Desde el principio la poesía está ahí, humilde, sencilla, sin hacerse notar, sin estridencias ni alardes, consciente de su papel cotidiano, a veces práctico, a veces de juego.
Mientras crecemos, nos sigue acompañando en los aprendizajes esenciales: el día y la noche (el ritmo binario que organiza la vida), el cuerpo (las manos, los pies, la cara…), ponerse de pie, andar y avanzar por uno mismo. Y cuando ya creemos tener dominado el lenguaje y el conocimiento del mundo, la poesía nos reta con las adivinanzas y los trabalenguas, y se adapta a nuestros juegos nuevos.

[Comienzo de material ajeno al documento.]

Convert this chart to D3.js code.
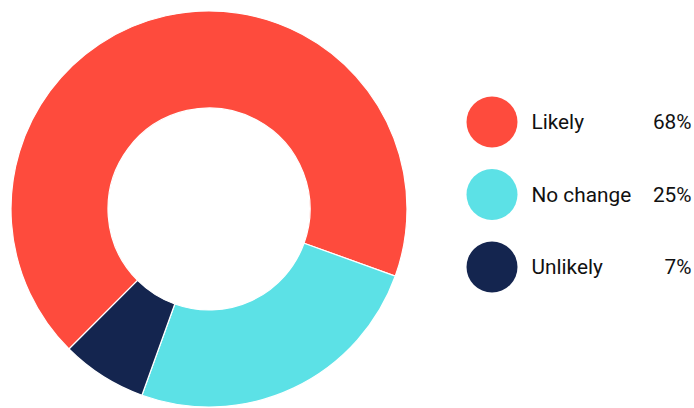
<!DOCTYPE html>
<html>
<head>
<meta charset="utf-8">
<script src="https://cdn.jsdelivr.net/npm/d3@7"></script>
<style>
  body { margin: 0; background: #fff; }
  text { font-family: Roboto, "Noto Sans", sans-serif; }
</style>
</head>
<body>
<svg width="694" height="408"></svg>
<script>
// data
var categories = ["Likely", "No change", "Unlikely"];
var values = [68, 25, 7];
var labels = ["68%", "25%", "7%"];
var colors = ["#fe4b3d", "#5ce1e6", "#14254f"];

var svg = d3.select("svg"),
  width = +svg.attr("width"),
  height = +svg.attr("height");

var cx = 209, cy = 209, outerR = 198, innerR = 101;

var data = categories.map(function(c, i) { return { name: c, value: values[i], label: labels[i] }; });

var color = d3.scaleOrdinal().domain(categories).range(colors);

var pie = d3.pie()
  .value(function(d) { return d.value; })
  .sort(null)
  .startAngle(-Math.PI * 3 / 4)
  .endAngle(Math.PI * 5 / 4);

var arc = d3.arc().innerRadius(innerR).outerRadius(outerR);

svg.append("g")
  .attr("transform", "translate(" + cx + "," + cy + ")")
  .selectAll("path")
  .data(pie(data))
  .enter()
  .append("path")
    .attr("d", arc)
    .style("fill", function(d) { return color(d.data.name); })
    .style("stroke", "#fff")
    .style("stroke-width", 1.2);

// legend
var y = d3.scalePoint().domain(categories).range([122, 267]);

var legend = svg.append("g")
  .selectAll("g")
  .data(data)
  .enter()
  .append("g")
    .attr("transform", function(d) { return "translate(0," + y(d.name) + ")"; });

legend.append("circle")
  .attr("cx", 492)
  .attr("cy", 0)
  .attr("r", 25.5)
  .style("fill", function(d) { return color(d.name); });

legend.append("text")
  .attr("x", 531.5)
  .attr("dy", "0.35em")
  .style("font-size", "20.8px")
  .style("fill", "#111")
  .text(function(d) { return d.name; });

legend.append("text")
  .attr("x", 691.5)
  .attr("dy", "0.35em")
  .attr("text-anchor", "end")
  .style("font-size", "20.8px")
  .style("fill", "#111")
  .text(function(d) { return d.label; });
</script>
</body>
</html>
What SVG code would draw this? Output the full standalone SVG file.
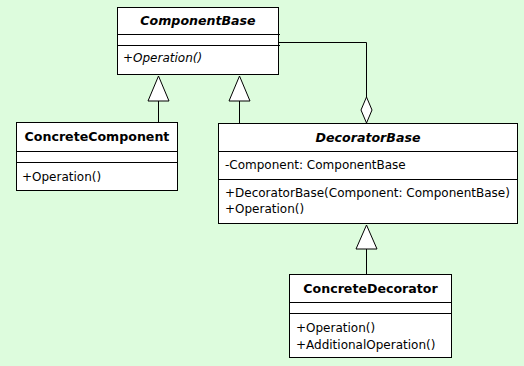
<svg xmlns="http://www.w3.org/2000/svg" width="524" height="366" viewBox="0 0 524 366">
<style>
.box{fill:#fff;stroke:#000;stroke-width:1}
.sep{stroke:#000;stroke-width:1}
.t{font-family:"DejaVu Sans",Verdana,sans-serif;font-size:12px;fill:#000}
.title{font-family:"DejaVu Sans",Verdana,sans-serif;font-size:12.6px;font-weight:bold;fill:#000;text-anchor:middle}
.it{font-style:italic}
.line{fill:none;stroke:#000;stroke-width:1}
.tri{fill:#fff;stroke:#000;stroke-width:1}
</style>
<rect width="524" height="366" fill="#DDFCDD"/>
<g id="connectors">
<path class="line" d="M158.5 101V122.5"/>
<polygon class="tri" points="158.5,76 169,101 148,101"/>
<path class="line" d="M239.5 101V123.5"/>
<polygon class="tri" points="239.5,76 250,101 229,101"/>
<path class="line" d="M366.5 249V274.5"/>
<polygon class="tri" points="366.5,225 377,249 356,249"/>
<path class="line" d="M278.5 42.5H366.5V97"/>
<polygon class="tri" points="366.5,97 372,110 366.5,123 361,110"/>
</g>
<g id="ComponentBase">
<rect class="box" x="117.5" y="7.5" width="161" height="67"/>
<path class="sep" d="M117.5 34.5H280M117.5 45.5H280"/>
<text class="title it" x="198" y="25">ComponentBase</text>
<text class="t it" x="123" y="62">+Operation()</text>
</g>
<g id="ConcreteComponent">
<rect class="box" x="16.5" y="122.5" width="161" height="68"/>
<path class="sep" d="M16.5 151.5H177.5M16.5 162.5H177.5"/>
<text class="title" x="97" y="141">ConcreteComponent</text>
<text class="t" x="22" y="181">+Operation()</text>
</g>
<g id="DecoratorBase">
<rect class="box" x="218.5" y="123.5" width="299" height="100"/>
<path class="sep" d="M218.5 151.5H517.5M218.5 179.5H517.5"/>
<text class="title it" x="368" y="142">DecoratorBase</text>
<text class="t" x="225" y="169">-Component: ComponentBase</text>
<text class="t" x="225" y="197">+DecoratorBase(Component: ComponentBase)</text>
<text class="t" x="225" y="213">+Operation()</text>
</g>
<g id="ConcreteDecorator">
<rect class="box" x="289.5" y="274.5" width="162" height="83"/>
<path class="sep" d="M289.5 302.5H452M289.5 313.5H452"/>
<text class="title" x="370.5" y="293">ConcreteDecorator</text>
<text class="t" x="296" y="332">+Operation()</text>
<text class="t" x="296" y="349">+AdditionalOperation()</text>
</g>
</svg>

Cuando ya estamos crecidos, esta poesía parece abandonarnos. Sin embargo, sigue ahí, agazapada hasta que en nuestra vida nace una nueva vida, o hasta el momento en que por casualidad escuchamos a alguien cantar alguna de las nanas que nos cantaron o recitar una retahíla con la que jugamos. Entonces la poesía remueve nuestros resortes y nos dice que no se ha ido, que no se va a ir porque ella nos ha formado, ha formado la materia de la que estamos hechos.
Y lo dirá con su voz de niña, siempre niña, que quiere seguir jugando con unos y con otros, a lo mismo una y otra vez, sin parar.